Options are financial instruments with values derived from underlying assets, such as stocks, bonds, or currencies. They are commonly employed for speculative trading or risk mitigation in financial markets. However, options can also serve another purpose: predicting market direction. 

Investors often use the Put-Call Ratio (PCR) as a widely adopted metric to gauge market sentiment and anticipate whether the current trend is likely to lead to a bullish or bearish market. 

The Put-Call Ratio, also known as PCR, quantifies the ratio of Put options to Call options traded within a defined time frame. Its purpose is to evaluate market sentiment and forecast future price movements. A high Put-Call Ratio signifies a predominant bearish sentiment in the market, while a relatively lower Put-Call Ratio suggests a bullish outlook. 

Know: What are Call and Put Options

The Put-Call Ratio can be determined using two different formulas: 

  • PCR = Put Volume / Call Volume:

In this formula, put volume and call volume represent the total number of put and call options traded during a specific day.  
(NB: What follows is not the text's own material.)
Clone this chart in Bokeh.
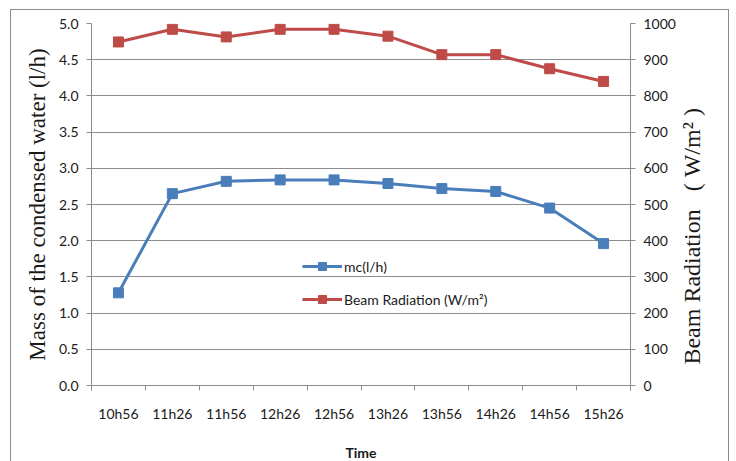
import math
from bokeh.plotting import figure
from bokeh.models import Range1d, LinearAxis, FixedTicker, Legend, LegendItem, ColumnDataSource, Label
from bokeh.embed import file_html
from bokeh.resources import INLINE

times = ["10h56", "11h26", "11h56", "12h26", "12h56", "13h26", "13h56", "14h26", "14h56", "15h26"]
mc = [1.28, 2.65, 2.82, 2.84, 2.84, 2.79, 2.72, 2.68, 2.45, 1.96]
beam = [949, 984, 963, 984, 984, 965, 914, 914, 875, 840]
left_ticks = [0.0, 0.5, 1.0, 1.5, 2.0, 2.5, 3.0, 3.5, 4.0, 4.5, 5.0]
right_ticks = [0, 100, 200, 300, 400, 500, 600, 700, 800, 900, 1000]

BLUE = "#4a7ebb"
RED = "#be4b48"
GRID = "#8c8c8c"
TXT = "#1a1a1a"
NB = "\u00a0"

xs = [i + 0.5 for i in range(len(times))]
src = ColumnDataSource(dict(x=xs, mc=mc, beam=beam))

p = figure(width=719, height=453, output_backend="svg", toolbar_location=None,
           x_range=Range1d(0, len(times)), y_range=Range1d(0, 5),
           min_border_left=80, min_border_right=100, min_border_top=13, min_border_bottom=77)
p.styles = {"border-left": "1px solid #8c8c8c", "border-top": "1px solid #8c8c8c",
            "border-right": "1px solid #8c8c8c", "margin-left": "10px", "margin-top": "9px"}
p.outline_line_color = None
p.background_fill_color = "white"
p.border_fill_color = "white"

p.extra_y_ranges = {"beam": Range1d(0, 1000)}

# x axis: labels at centers, ticks at boundaries
xax = p.xaxis[0]
xax.ticker = FixedTicker(ticks=xs, minor_ticks=list(range(len(times) + 1)))
xax.major_label_overrides = {x: t for x, t in zip(xs, times)}
xax.major_tick_out = 0
xax.major_tick_in = 0
xax.minor_tick_out = 5
xax.minor_tick_in = 0
xax.minor_tick_line_color = GRID
xax.axis_line_color = GRID
xax.major_label_text_font = "Lato"
xax.major_label_text_font_size = "14px"
xax.major_label_text_color = TXT
xax.major_label_standoff = 14
xax.axis_label = "Time"
xax.axis_label_text_font = "Lato"
xax.axis_label_text_font_style = "bold"
xax.axis_label_text_font_size = "14px"
xax.axis_label_text_color = TXT
xax.axis_label_standoff = 19

yax = p.yaxis[0]
yax.ticker = FixedTicker(ticks=left_ticks)
yax.major_label_overrides = {v: f"{v:.1f}" for v in left_ticks}
yax.minor_tick_line_color = None
yax.major_tick_out = 5
yax.major_tick_in = 0
yax.major_tick_line_color = GRID
yax.axis_line_color = GRID
yax.major_label_text_font = "Lato"
yax.major_label_text_font_size = "14px"
yax.major_label_text_color = TXT
yax.major_label_standoff = 8
yax.axis_label = "Mass of the condensed water (l/h)"
yax.axis_label_text_font = "Liberation Serif"
yax.axis_label_text_font_style = "normal"
yax.axis_label_text_font_size = "23px"
yax.axis_label_text_color = TXT
yax.axis_label_standoff = 6

rax = LinearAxis(y_range_name="beam", ticker=FixedTicker(ticks=right_ticks))
rax.minor_tick_line_color = None
rax.major_tick_out = 5
rax.major_tick_in = 0
rax.major_tick_line_color = GRID
rax.axis_line_color = GRID
rax.major_label_text_font = "Lato"
rax.major_label_text_font_size = "14px"
rax.major_label_text_color = TXT
rax.major_label_standoff = 8
p.add_layout(rax, "right")

# right-axis title, reading bottom to top, placed in the right side panel (not clipped)
rtitle = Label(x=len(times) + 1.15, y=2.06, text="Beam Radiation" + NB * 3 + "(" + NB + "W/m²" + NB + ")",
               angle=math.pi / 2, text_align="center", text_baseline="middle",
               text_font="Liberation Serif", text_font_size="24px", text_color=TXT)
p.add_layout(rtitle, "right")

p.xgrid.grid_line_color = None
p.ygrid.ticker = FixedTicker(ticks=left_ticks)
p.ygrid.grid_line_color = GRID
p.ygrid.grid_line_width = 1

l1 = p.line("x", "mc", source=src, line_color=BLUE, line_width=3)
s1 = p.scatter("x", "mc", source=src, marker="square", size=10, fill_color=BLUE, line_color=BLUE)
l2 = p.line("x", "beam", source=src, y_range_name="beam", line_color=RED, line_width=3)
s2 = p.scatter("x", "beam", source=src, y_range_name="beam", marker="square", size=10,
               fill_color=RED, line_color=RED)

legend = Legend(items=[LegendItem(label="mc(l/h)", renderers=[l1, s1]),
                       LegendItem(label="Beam Radiation (W/m²)", renderers=[l2, s2])],
                location=(211, 76), orientation="vertical",
                background_fill_alpha=0, border_line_color=None,
                padding=0, margin=0, spacing=13, label_height=20, glyph_height=20,
                glyph_width=40, label_standoff=2,
                label_text_font="Lato", label_text_font_size="14px", label_text_color=TXT)
p.add_layout(legend, "center")

open("out.html", "w").write(file_html(p, INLINE))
  • PCR = Total Put Open Interest/Total Call Open Interest 

The Put-Call Ratio (PCR) is a key indicator of market sentiment that indicates:

  • A PCR below 1 suggests a bullish outlook, while a value above 1 indicates a bearish sentiment.
  • When PCR is close to 1, it signals a neutral sentiment.
  • PCR values below 0.7 (approaching 0.5) show a strong bullish sentiment and values above 1.0 indicate a strong bearish sentiment. 

When analysing the Put-Call Ratio from the perspective of option sellers, several observations can be made:

A decreasing Put-Call Ratio in a bearish market often indicates a bearish outlook, with option writers aggressively selling Call options.

On the other hand, an increase in the Put-Call Ratio during minor market dips in an uptrend can suggest a bullish outlook. This indicates Put-option writers actively entering the market during dips, expecting the uptrend to continue. 

Furthermore, a decreasing Put-Call Ratio when the market approaches resistance levels may signal a bearish outlook. This reflects Call-option writers initiating new positions, anticipating limited upside potential or a market correction. 

Given the diverse insights that can be derived from analysing Put-Call Ratios in various market conditions, it serves as a valuable tool for traders to make decisions regarding price movements of their chosen securities and to take directional positions accordingly. 

It’s crucial to consider the demand for both Put and Call options in the market, as indicated by the numerator and denominator in the Put-Call Ratio formula. If the number of Calls traded decreases, it will lead to an increase in the Put-Call Ratio. This implies that the ratio can rise without a significant increase in the number of Put options being bought, emphasizing that a substantial influx of Put options is not necessary for the Put-Call Ratio to increase. 

In conclusion, it’s important to note that the Put-Call Ratio should not be the sole metric guiding trading decisions. It is unlikely for any single ratio to accurately predict whether the market is at its peak or bottom. Instead, the PCR should be considered in conjunction with other market indicators when making buy, sell, or hold decisions. A comprehensive approach that combines multiple metrics is typically more reliable for informed decision-making in trading.